Principle:Farama Foundation Gymnasium Episode Statistics Tracking
| Knowledge Sources | |
|---|---|
| Domains | Reinforcement_Learning, Monitoring |
| Last Updated | 2026-02-15 03:00 GMT |
Overview
A monitoring pattern that transparently tracks cumulative rewards, episode lengths, and timing information across episodes during RL training and evaluation.
Description
Episode Statistics Tracking is a cross-cutting concern in reinforcement learning that accumulates per-episode metrics without modifying the core environment logic. Using the wrapper/decorator pattern, statistics tracking intercepts the step and reset methods to compute:
- Cumulative reward (sum of rewards within an episode)

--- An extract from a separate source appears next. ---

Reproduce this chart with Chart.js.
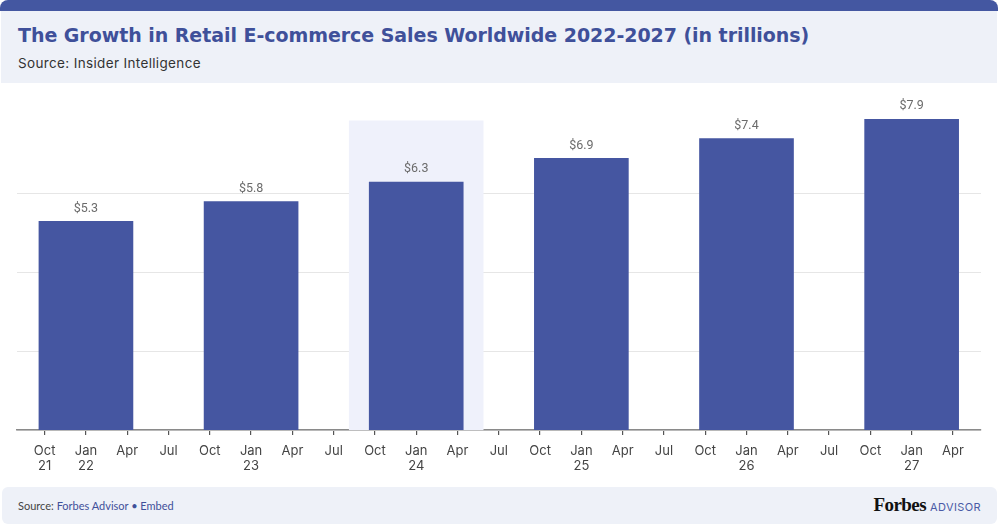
<!DOCTYPE html>
<html>
<head>
<meta charset="utf-8">
<script src="https://cdn.jsdelivr.net/npm/chart.js@4"></script>
<style>
  html, body { margin: 0; padding: 0; background: #ffffff; }
  body { width: 1000px; height: 530px; position: relative; overflow: hidden; font-family: Inter, "Noto Sans", sans-serif; }
  #topbar { position: absolute; left: 0; top: 0; width: 998px; height: 11px; background: #4457a1; border-radius: 8px 8px 0 0; }
  #header { position: absolute; left: 1px; top: 11px; width: 996px; height: 72px; background: #eef1f8; }
  #title { position: absolute; left: 18px; top: 24px; line-height: 22px; font-family: "DejaVu Sans", sans-serif; font-weight: 700; font-size: 19px; color: #3f509a; white-space: nowrap; letter-spacing: -0.05px; }
  #subtitle { position: absolute; left: 18px; top: 55px; line-height: 16px; font-family: Inter, sans-serif; font-size: 13.5px; color: #333333; white-space: nowrap; letter-spacing: 0.35px; }
  #chartwrap { position: absolute; left: 0; top: 85px; width: 1000px; height: 400px; }
  #footer { position: absolute; left: 2px; top: 487px; width: 995px; height: 37px; background: #eef1f8; border-radius: 6px; }
  #source { position: absolute; left: 16px; top: 12px; line-height: 14px; font-family: Lato, sans-serif; font-size: 11px; color: #444444; white-space: nowrap; }
  #source span { color: #3f509a; }
  #logo { position: absolute; right: 16px; top: 7px; white-space: nowrap; }
  #logo .f { font-family: "Liberation Serif", serif; font-weight: 700; font-size: 19px; color: #111111; letter-spacing: -0.6px; }
  #logo .a { font-family: Inter, sans-serif; font-size: 11px; color: #4a5ba6; letter-spacing: 0.4px; margin-left: 4px; }
</style>
</head>
<body>
<div id="topbar"></div>
<div id="header"></div>
<div id="title">The Growth in Retail E-commerce Sales Worldwide 2022-2027 (in trillions)</div>
<div id="subtitle">Source: Insider Intelligence</div>
<div id="chartwrap"><canvas id="c"></canvas></div>
<div id="footer">
  <div id="source">Source: <span>Forbes Advisor • Embed</span></div>
  <div id="logo"><span class="f">Forbes</span><span class="a">ADVISOR</span></div>
</div>
<script>
// ---- data ----
const quarterLabels = [
  ['Oct','21'],['Jan','22'],['Apr',''],['Jul',''],
  ['Oct',''],['Jan','23'],['Apr',''],['Jul',''],
  ['Oct',''],['Jan','24'],['Apr',''],['Jul',''],
  ['Oct',''],['Jan','25'],['Apr',''],['Jul',''],
  ['Oct',''],['Jan','26'],['Apr',''],['Jul',''],
  ['Oct',''],['Jan','27'],['Apr','']
];
const barQuarters = ['Jan 22','Jan 23','Jan 24','Jan 25','Jan 26','Jan 27'];
const sales = [5.3, 5.8, 6.3, 6.9, 7.4, 7.9];
const highlightedQuarter = 'Jan 24';

// ---- helpers ----
function quarterIndex(q) {
  const [m, y] = q.split(' ');
  let idx = -1;
  let year = '';
  quarterLabels.forEach((l, i) => {
    if (l[1]) year = l[1];
    if (l[0] === m && year === y && idx < 0) idx = i;
  });
  return idx;
}

const barColor = '#4556a1';
const highlightColor = '#eff1fb';

const highlightPlugin = {
  id: 'highlight',
  beforeDatasetsDraw(chart) {
    const xs = chart.scales.x;
    const area = chart.chartArea;
    const xi = quarterIndex(highlightedQuarter);
    const left = xs.getPixelForValue(xi - 1.63);
    const right = xs.getPixelForValue(xi + 1.63);
    const ctx = chart.ctx;
    ctx.save();
    ctx.fillStyle = highlightColor;
    ctx.fillRect(left, area.top + 1.5, right - left, area.bottom - area.top - 1.5);
    ctx.restore();
  }
};

const valueLabelPlugin = {
  id: 'valueLabels',
  afterDatasetsDraw(chart) {
    const ctx = chart.ctx;
    const meta = chart.getDatasetMeta(0);
    ctx.save();
    ctx.font = '12.5px Roboto, sans-serif';
    ctx.fillStyle = '#6b6b6b';
    ctx.textAlign = 'center';
    ctx.textBaseline = 'middle';
    meta.data.forEach((bar, i) => {
      ctx.fillText('$' + sales[i].toFixed(1), bar.x, bar.y - 13);
    });
    ctx.restore();
  }
};

new Chart(document.getElementById('c'), {
  type: 'bar',
  data: {
    datasets: [{
      data: barQuarters.map((q, i) => ({ x: quarterIndex(q), y: sales[i] })),
      backgroundColor: barColor,
      borderWidth: 0,
      barThickness: 94
    }]
  },
  options: {
    responsive: true,
    maintainAspectRatio: false,
    animation: false,
    layout: { padding: { left: 17, right: 19, top: 34, bottom: 3 } },
    plugins: { legend: { display: false }, tooltip: { enabled: false } },
    scales: {
      x: {
        type: 'linear',
        offset: false,
        min: -0.67,
        max: quarterLabels.length - 1 + 0.68,
        afterBuildTicks(scale) {
          scale.ticks = quarterLabels.map((_, i) => ({ value: i }));
        },
        ticks: {
          autoSkip: false,
          maxRotation: 0,
          padding: 8.5,
          color: '#444444',
          font: { family: 'Inter, sans-serif', size: 13, lineHeight: 1.15 },
          callback: (v, i) => quarterLabels[i]
        },
        grid: { display: true, offset: false, drawOnChartArea: false, drawTicks: true, tickLength: 5, color: '#555555', lineWidth: 1.2 },
        border: { display: true, color: '#8a8a8a', width: 1.5 }
      },
      y: {
        min: 0,
        max: Math.max(...sales),
        ticks: { display: false, stepSize: 2, includeBounds: false },
        grid: { color: '#e6e6e6', drawTicks: false, lineWidth: 1 },
        border: { display: false }
      }
    }
  },
  plugins: [highlightPlugin, valueLabelPlugin]
});
</script>
</body>
</html>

- Episode length (number of steps)
- Episode time (wall-clock duration)
These metrics are stored in fixed-size buffers (deques) and injected into the info dictionary at episode boundaries (when terminated or truncated is True). This enables monitoring training progress, computing rolling averages, and triggering early stopping without coupling logging logic to the agent or environment.
Usage
Use this principle whenever training or evaluating an RL agent and you need to track performance metrics over episodes. It is essential for plotting learning curves, computing average returns, and monitoring convergence.
Theoretical Basis
The tracking follows accumulation at each step with flush at episode boundaries:
# Abstract algorithm
on_reset():
episode_return = 0
episode_length = 0
start_time = now()
on_step(reward, done):
episode_return += reward
episode_length += 1
if done:
return_queue.append(episode_return)
length_queue.append(episode_length)
time_queue.append(now() - start_time)
Using bounded deques ensures constant memory usage regardless of training duration.